Other versions of this myth include: “Brides carried bouquets of flowers to cover up their body odor,” and “People bathed twice a year, in May and October.” All nonsense.
Personal habits are notoriously difficult to document—when was the last time you noted in your diary that you took a shower? If the verb “to bathe” means to sit in a large tub of hot water and wash, then Myth #61 might be considered true. Almost no one bathed that way until the 20th century when the miracle of indoor plumbing brought gallons of hot water directly into a tub with no more effort than it took to turn a tap. Before that, hot water required too much labor to allow even the upper classes with servants or slaves to fill up a tub every day and soak in it–although some did, as evidenced by large tubs like the one above. Men could bath in rivers and lakes as part of their swimming recreation; women seldom did. Bathing in warm mineral springs and seaside resorts began to spread in the early 19th century, at first for the wealthy, but later for middle classes as well.

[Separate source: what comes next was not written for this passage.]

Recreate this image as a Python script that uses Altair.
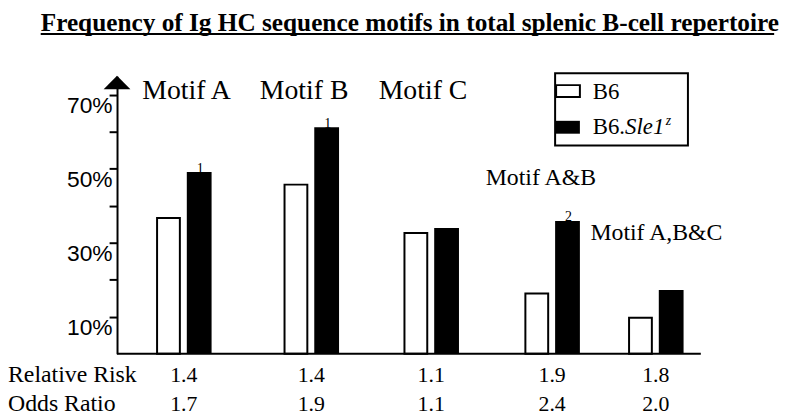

Just like today, habits varied. Some people washed daily and others did not. Some washed hands and face daily; others took sponge baths daily. Inventories and photographs commonly show a wash stand in bed chambers. People washed as they stood or sat in a small tin tub with a few inches of water or stood on a floorcloth beside the wash basin. And there are some written references to bathing. In the eighteenth century, William Byrd II wrote in his book, HISTORY OF THE DIVIDING LINE (1741), that he was relieved to bathe after several days in the wilderness. Dr. Benjamin Rush of Philadelphia was writing about soldiers but his recommendations could have applied to any American when he said that they should “wash his hands and face at least once every day, and his whole body twice or three times a week, especially in the summer.”
In the nineteenth and early twentieth centuries, people visited public baths in towns and cities. Even a city as small as Richmond, Virginia, had one in 1832 and possibly earlier. There were several public baths in Richmond in operation until the last closed in 1950. John Zehmer of the Historic Richmond Foundation wrote in his new book, THE CHURCH HILL OLD & HISTORIC DISTRICTS, that the Branch baths served 60,000 bathers a year. “The cost [in the early 1900s] was five cents for adults and three cents for children. The bath was popular with judges, doctors, lawyers, and all classes of people because it was so much better than what was available at home. The development of indoor plumbing led to the closing of the public baths . . .”
Primitive “shower baths” came into play in the middle of the 19th century for the well-to-do to install in their homes. Virginia’s governor installed one of these in the basement of the executive mansion in the 1840s. This newspaper advertisement dates from 1847.
Still, most early Americans took sponge baths, standing beside their washstand with its pitcher and bowl of water or in a small tin tub with a few inches of warm water, usually in their bedchamber. Servants or slaves, if one were wealthy enough to have them, brought buckets of water from the pump, heated it in kettles on the stove, and lugged it up the stairs to the shallow tub. Otherwise you did the chore yourself. Ladies often preferred to put the tub by a fireplace. Some people bathed in the kitchen, nearer the stove—less privacy but less carrying. Many who were willing to wash their bodies while standing in a basin were unwilling or unable to immerse themselves fully in a large tub.
Interestingly, bathing and washing didn’t necessarily include the use of soap, at least not until the 19th century. Kathleen Brown writes in her book Foul Bodies: Cleanliness in Early America, p. 244, that the association of bathing with soap began in the 1830s, representing “a new fastidiousness about body odor that increased the labor required to achieve decency.”
One thing’s for sure, people washed their hair less often than we do today. A women would have had to spend half her daylight hours sitting by the fire or in the sun to dry her long tresses. Hair styles reflected this reality. Until the 1920s when American women began cutting their hair short for the first time, most braided, knotted, or twisted up their long hair and wore it under a cap or bonnet. The invention of the electric hair dryer allowed a greater variety of styles.
In the 1870s, the discovery of germs helped boost the idea of cleanliness in Europe and America. Modern indoor bathrooms with a sink, tub, and toilet in one room, gained popularity from the 1920s on. But even then, by 1940 (just before World War II), only half of American homes had this sort of modern bathroom.
Accuracy might best be served by saying that, while people bathed less frequently than most do today, they did not necessarily wash less frequently.
Thank you Mary, I enjoyed that.
I read somewhere or other way back when that in earlier times opening up the pores was believed to be unhealthy as it let “vapors” and “miasmas” in
I think there’s some truth in that, but I can’t document it.